Perhaps the largest gap in the book is the absence of academic archives and special collections in conversations about the future of nineteenth-century books. Special collections are mentioned briefly as repositories for books printed before 1800 and as resources for related books or family papers, but they are rarely discussed as potential homes for unique copies of nineteenth-century books. Since Stauffer is arguing for these books to be available in browsable stacks, one might assume he would also be against having them in the closed stacks of special collections, however this is never discussed as a possible solution.

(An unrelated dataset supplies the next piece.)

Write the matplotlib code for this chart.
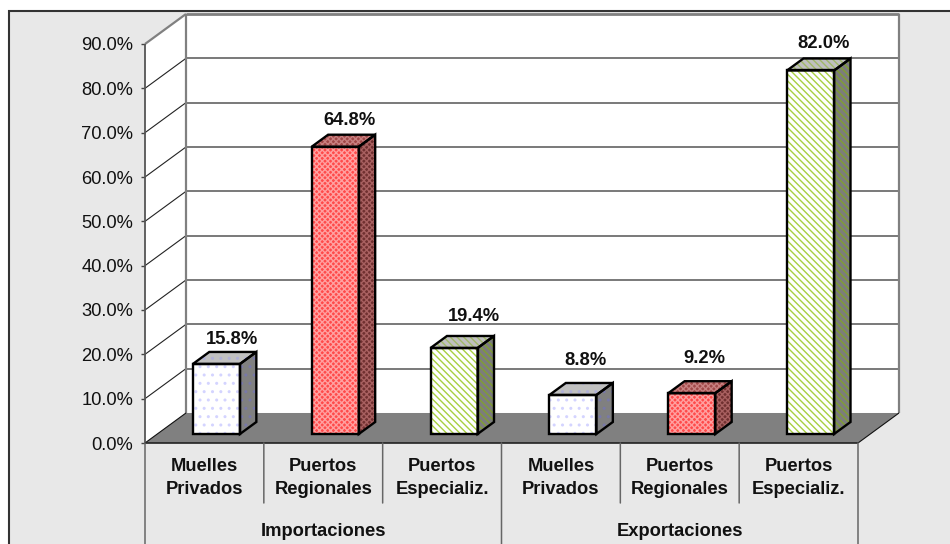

Many nineteenth-century books in academic libraries were donated from wealthy families post-WWII prior to the development of academic special collections departments, and thus entered circulating collections. As we move further into the twenty-first century, Stauffer suggests that interest in bibliographic studies of nineteenth-century works will increase, and that therefore action needs to be taken immediately to preserve unique copies of these books for future study. This could prompt special collections librarians, archivists, or curators to initiate conversations with humanities faculty and subject liaison librarians to discuss the possibility of moving nineteenth-century volumes with unique markings from circulating collections into special collections where they would be accessible for book scholarship like their medieval and early modern counterparts. At the very least, this book may prompt librarians to rethink their processes and criteria for making retention and preservation decisions. Ultimately, Book Traces succeeds in expanding ideas about what qualifies as book history, in broadening expectations about which books are deemed important enough for scholarship, and in highlighting the ways in which library policies impact the trajectory of humanities scholarship in both circulating and special collections.